- Work required
Read the material below. Count the lines containing "this" and give that count alone.

- Provided records
■ ■ ■

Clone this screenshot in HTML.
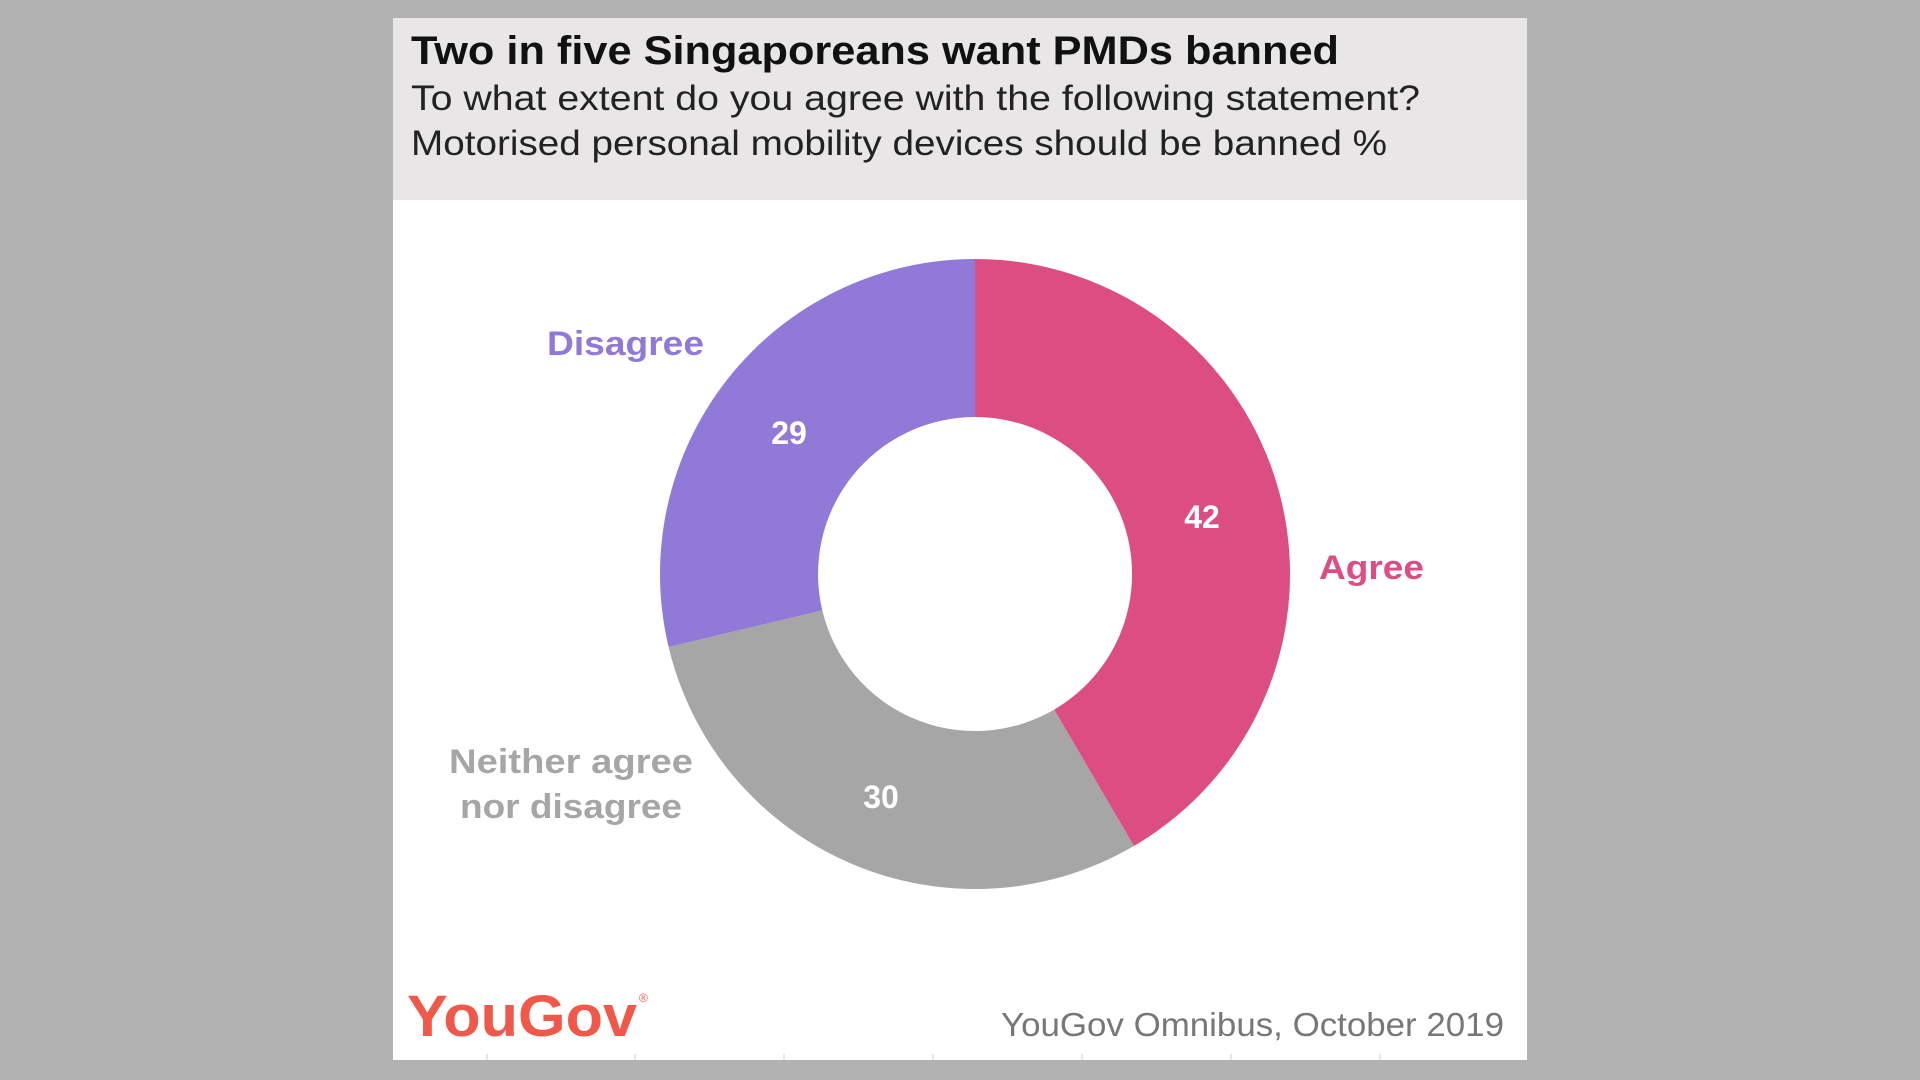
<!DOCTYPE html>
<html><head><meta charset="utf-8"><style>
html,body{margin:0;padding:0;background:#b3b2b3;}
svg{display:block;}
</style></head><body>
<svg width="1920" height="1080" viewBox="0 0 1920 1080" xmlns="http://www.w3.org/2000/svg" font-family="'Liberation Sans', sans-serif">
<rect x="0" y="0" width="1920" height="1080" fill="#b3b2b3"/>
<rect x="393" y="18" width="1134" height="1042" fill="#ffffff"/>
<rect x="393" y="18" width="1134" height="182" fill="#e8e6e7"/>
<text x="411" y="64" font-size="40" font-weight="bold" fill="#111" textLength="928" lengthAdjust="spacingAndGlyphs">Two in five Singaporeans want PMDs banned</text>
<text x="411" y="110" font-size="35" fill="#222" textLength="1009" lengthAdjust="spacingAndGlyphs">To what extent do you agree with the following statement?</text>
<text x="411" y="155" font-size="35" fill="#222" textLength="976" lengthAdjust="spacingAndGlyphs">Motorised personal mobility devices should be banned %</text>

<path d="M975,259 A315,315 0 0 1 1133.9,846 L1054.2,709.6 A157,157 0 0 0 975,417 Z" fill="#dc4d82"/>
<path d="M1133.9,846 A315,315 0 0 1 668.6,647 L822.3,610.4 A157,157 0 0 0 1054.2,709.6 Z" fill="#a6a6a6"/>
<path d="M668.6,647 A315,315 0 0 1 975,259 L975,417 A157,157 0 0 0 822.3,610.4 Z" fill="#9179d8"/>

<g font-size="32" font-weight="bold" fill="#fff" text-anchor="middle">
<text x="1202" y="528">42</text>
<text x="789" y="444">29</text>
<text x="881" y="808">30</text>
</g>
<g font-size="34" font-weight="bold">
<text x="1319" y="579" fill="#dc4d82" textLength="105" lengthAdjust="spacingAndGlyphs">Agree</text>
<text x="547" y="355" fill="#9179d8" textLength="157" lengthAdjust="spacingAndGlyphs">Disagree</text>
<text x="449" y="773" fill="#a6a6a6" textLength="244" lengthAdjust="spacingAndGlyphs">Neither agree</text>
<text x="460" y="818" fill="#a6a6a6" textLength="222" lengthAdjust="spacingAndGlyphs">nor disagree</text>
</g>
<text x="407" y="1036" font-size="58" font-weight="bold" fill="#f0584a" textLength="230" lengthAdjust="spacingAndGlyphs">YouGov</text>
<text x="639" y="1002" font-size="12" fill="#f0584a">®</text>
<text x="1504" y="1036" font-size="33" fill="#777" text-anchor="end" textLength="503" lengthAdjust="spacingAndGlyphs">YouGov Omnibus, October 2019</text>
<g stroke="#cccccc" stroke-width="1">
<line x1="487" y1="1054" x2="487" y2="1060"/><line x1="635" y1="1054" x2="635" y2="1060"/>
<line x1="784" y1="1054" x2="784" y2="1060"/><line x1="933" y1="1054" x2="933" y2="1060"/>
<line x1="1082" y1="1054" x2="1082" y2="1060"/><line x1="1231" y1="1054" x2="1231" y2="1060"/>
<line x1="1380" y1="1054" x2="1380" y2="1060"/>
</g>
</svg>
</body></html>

■ ■ ■

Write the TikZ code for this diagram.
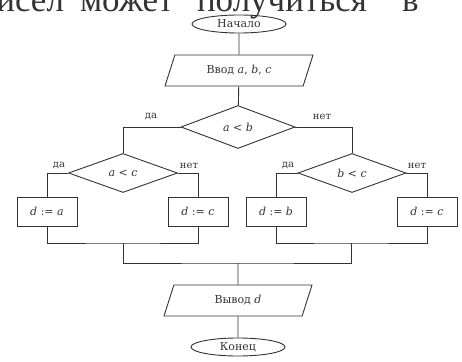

■ ■ ■

- Worked answer
2